> Data rows:
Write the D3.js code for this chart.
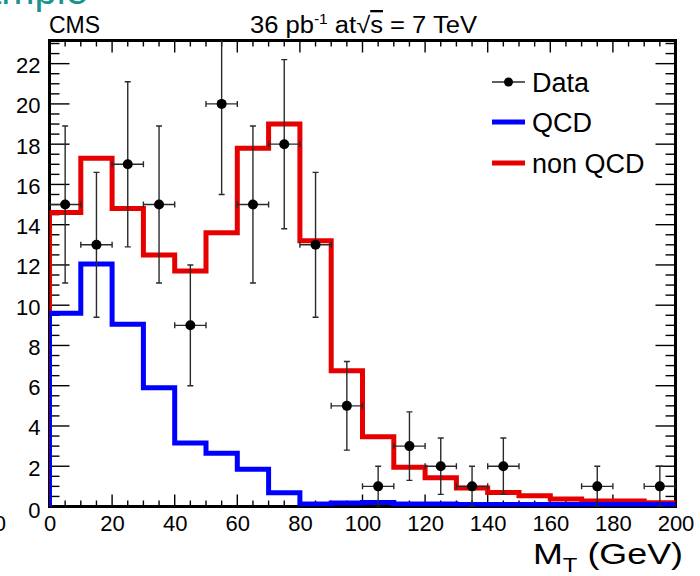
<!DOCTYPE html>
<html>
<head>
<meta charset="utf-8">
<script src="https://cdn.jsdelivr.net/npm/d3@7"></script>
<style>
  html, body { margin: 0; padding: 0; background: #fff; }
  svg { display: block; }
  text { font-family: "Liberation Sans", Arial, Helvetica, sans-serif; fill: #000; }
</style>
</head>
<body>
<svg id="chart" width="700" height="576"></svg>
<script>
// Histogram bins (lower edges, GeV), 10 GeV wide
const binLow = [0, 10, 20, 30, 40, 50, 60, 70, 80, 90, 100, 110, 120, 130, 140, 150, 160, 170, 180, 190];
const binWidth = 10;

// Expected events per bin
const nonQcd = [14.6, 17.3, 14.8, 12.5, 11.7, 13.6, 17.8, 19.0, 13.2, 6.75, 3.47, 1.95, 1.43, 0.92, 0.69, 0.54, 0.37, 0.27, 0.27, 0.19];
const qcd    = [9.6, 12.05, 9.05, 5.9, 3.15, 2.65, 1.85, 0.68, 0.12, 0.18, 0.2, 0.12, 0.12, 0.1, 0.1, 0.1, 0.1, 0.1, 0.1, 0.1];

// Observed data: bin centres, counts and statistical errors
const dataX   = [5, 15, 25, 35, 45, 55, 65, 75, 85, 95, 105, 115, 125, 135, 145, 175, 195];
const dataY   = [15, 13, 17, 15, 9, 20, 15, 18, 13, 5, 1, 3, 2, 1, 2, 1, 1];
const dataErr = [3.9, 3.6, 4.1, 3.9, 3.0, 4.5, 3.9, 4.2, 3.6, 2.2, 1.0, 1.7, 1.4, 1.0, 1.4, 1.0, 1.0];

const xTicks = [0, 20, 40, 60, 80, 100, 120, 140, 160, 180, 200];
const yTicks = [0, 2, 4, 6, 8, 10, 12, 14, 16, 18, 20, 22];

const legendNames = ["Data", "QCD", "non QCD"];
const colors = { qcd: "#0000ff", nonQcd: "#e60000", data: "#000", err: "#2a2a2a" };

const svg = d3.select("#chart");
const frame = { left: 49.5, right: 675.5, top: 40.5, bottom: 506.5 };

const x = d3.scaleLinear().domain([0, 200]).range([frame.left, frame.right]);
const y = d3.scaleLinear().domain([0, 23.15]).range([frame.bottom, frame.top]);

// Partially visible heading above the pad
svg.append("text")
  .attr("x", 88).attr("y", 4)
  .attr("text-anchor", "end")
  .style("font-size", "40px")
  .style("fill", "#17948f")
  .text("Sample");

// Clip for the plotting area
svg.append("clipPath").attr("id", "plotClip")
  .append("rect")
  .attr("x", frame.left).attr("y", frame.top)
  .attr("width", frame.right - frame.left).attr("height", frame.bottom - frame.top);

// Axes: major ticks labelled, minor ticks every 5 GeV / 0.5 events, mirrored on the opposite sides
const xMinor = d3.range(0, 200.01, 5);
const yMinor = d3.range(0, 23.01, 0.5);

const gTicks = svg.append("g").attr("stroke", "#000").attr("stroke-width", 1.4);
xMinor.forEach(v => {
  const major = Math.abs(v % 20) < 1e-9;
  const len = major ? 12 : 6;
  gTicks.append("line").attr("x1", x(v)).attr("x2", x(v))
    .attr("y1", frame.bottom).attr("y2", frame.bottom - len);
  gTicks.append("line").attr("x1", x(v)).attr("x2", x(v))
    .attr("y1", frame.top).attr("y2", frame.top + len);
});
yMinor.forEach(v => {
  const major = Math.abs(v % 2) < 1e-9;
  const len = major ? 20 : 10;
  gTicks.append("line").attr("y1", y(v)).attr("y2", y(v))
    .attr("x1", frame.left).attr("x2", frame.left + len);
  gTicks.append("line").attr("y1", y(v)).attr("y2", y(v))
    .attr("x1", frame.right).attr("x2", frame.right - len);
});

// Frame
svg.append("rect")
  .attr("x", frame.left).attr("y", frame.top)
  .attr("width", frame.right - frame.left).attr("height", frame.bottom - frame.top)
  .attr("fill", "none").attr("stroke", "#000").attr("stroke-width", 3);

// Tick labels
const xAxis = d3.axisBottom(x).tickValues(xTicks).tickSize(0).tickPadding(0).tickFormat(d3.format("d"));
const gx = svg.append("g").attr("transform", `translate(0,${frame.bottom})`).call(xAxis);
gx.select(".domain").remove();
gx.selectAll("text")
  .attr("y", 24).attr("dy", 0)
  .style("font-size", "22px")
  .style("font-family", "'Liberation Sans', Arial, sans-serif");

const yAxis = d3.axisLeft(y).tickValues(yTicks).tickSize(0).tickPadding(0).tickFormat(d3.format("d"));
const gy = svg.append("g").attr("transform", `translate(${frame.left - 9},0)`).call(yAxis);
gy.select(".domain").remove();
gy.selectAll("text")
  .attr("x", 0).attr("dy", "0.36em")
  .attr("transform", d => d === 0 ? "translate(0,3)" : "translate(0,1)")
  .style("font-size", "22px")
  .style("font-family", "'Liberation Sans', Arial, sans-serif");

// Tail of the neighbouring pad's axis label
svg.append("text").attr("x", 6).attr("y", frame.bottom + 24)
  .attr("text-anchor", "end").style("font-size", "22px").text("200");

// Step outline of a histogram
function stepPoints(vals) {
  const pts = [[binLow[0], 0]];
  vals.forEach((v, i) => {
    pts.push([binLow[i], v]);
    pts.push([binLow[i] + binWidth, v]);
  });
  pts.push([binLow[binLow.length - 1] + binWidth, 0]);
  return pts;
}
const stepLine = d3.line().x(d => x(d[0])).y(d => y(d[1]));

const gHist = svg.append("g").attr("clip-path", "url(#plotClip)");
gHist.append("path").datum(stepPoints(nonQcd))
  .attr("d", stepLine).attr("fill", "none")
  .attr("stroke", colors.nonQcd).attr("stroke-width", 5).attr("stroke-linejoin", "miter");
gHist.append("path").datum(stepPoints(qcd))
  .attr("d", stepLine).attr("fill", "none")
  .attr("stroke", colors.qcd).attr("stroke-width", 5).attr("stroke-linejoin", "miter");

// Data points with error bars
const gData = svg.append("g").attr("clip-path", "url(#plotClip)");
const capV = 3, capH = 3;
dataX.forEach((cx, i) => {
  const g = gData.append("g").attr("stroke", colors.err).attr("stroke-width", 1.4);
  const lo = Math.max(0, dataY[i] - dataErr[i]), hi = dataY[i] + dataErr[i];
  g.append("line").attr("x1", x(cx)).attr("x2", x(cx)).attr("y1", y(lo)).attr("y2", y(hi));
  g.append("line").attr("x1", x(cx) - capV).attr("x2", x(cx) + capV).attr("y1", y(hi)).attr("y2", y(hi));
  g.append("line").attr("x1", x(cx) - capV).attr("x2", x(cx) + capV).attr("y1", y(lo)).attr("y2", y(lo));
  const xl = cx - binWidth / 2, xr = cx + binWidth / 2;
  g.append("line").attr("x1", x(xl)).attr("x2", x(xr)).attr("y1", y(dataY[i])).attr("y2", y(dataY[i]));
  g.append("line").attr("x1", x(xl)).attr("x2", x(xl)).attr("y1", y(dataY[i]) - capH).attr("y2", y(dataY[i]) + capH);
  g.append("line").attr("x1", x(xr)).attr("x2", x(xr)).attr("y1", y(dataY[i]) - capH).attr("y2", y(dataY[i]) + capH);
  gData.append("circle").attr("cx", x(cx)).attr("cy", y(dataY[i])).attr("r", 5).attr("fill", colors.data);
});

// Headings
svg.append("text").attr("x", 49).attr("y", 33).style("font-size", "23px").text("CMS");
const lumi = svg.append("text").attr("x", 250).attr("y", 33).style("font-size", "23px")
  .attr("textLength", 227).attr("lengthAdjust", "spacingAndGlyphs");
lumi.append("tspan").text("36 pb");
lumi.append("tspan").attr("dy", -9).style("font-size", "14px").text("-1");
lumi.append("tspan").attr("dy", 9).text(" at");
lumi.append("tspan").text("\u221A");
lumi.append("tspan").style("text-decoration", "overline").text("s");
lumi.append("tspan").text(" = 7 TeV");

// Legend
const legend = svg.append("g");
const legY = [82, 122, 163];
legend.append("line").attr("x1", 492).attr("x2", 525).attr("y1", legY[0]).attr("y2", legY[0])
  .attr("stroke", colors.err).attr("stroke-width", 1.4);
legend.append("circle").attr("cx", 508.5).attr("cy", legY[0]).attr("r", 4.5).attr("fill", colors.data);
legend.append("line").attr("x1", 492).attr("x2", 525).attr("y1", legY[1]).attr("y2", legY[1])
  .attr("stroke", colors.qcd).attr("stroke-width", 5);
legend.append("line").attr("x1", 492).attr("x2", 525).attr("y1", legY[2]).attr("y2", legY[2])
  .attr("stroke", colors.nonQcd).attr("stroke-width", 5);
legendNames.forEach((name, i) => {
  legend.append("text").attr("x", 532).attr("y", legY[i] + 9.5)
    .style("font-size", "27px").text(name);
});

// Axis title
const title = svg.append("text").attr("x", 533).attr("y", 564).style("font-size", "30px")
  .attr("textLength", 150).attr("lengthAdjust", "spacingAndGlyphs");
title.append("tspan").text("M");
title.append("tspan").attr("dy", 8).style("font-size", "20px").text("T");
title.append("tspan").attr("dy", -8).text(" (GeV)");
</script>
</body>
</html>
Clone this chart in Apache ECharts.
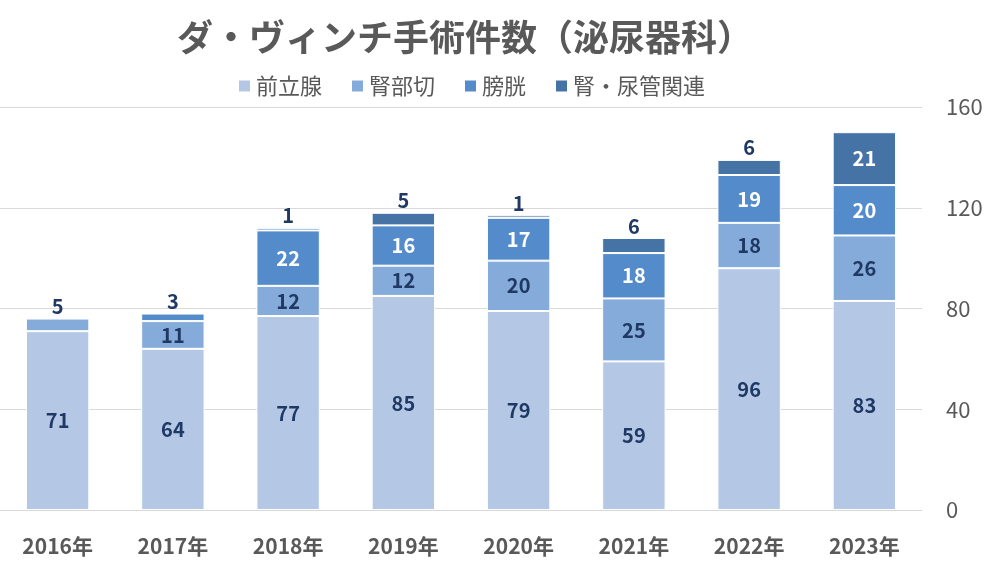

> The exercise:
Output exactly the span of lines from the top of the listing through the line holding "18, 20, 22];", and leave every picture out.

> Result for this task:
Write the D3.js code for this chart.
<!DOCTYPE html>
<html>
<head>
<meta charset="utf-8">
<script src="https://cdn.jsdelivr.net/npm/d3@7"></script>
<style>
  html, body { margin: 0; padding: 0; background: #fff; }
  svg { display: block; }
  text { font-family: "Liberation Sans", Arial, Helvetica, sans-serif; fill: #000; }
</style>
</head>
<body>
<svg id="chart" width="700" height="576"></svg>
<script>
// Histogram bins (lower edges, GeV), 10 GeV wide
const binLow = [0, 10, 20, 30, 40, 50, 60, 70, 80, 90, 100, 110, 120, 130, 140, 150, 160, 170, 180, 190];
const binWidth = 10;

// Expected events per bin
const nonQcd = [14.6, 17.3, 14.8, 12.5, 11.7, 13.6, 17.8, 19.0, 13.2, 6.75, 3.47, 1.95, 1.43, 0.92, 0.69, 0.54, 0.37, 0.27, 0.27, 0.19];
const qcd    = [9.6, 12.05, 9.05, 5.9, 3.15, 2.65, 1.85, 0.68, 0.12, 0.18, 0.2, 0.12, 0.12, 0.1, 0.1, 0.1, 0.1, 0.1, 0.1, 0.1];

// Observed data: bin centres, counts and statistical errors
const dataX   = [5, 15, 25, 35, 45, 55, 65, 75, 85, 95, 105, 115, 125, 135, 145, 175, 195];
const dataY   = [15, 13, 17, 15, 9, 20, 15, 18, 13, 5, 1, 3, 2, 1, 2, 1, 1];
const dataErr = [3.9, 3.6, 4.1, 3.9, 3.0, 4.5, 3.9, 4.2, 3.6, 2.2, 1.0, 1.7, 1.4, 1.0, 1.4, 1.0, 1.0];

const xTicks = [0, 20, 40, 60, 80, 100, 120, 140, 160, 180, 200];
const yTicks = [0, 2, 4, 6, 8, 10, 12, 14, 16, 18, 20, 22];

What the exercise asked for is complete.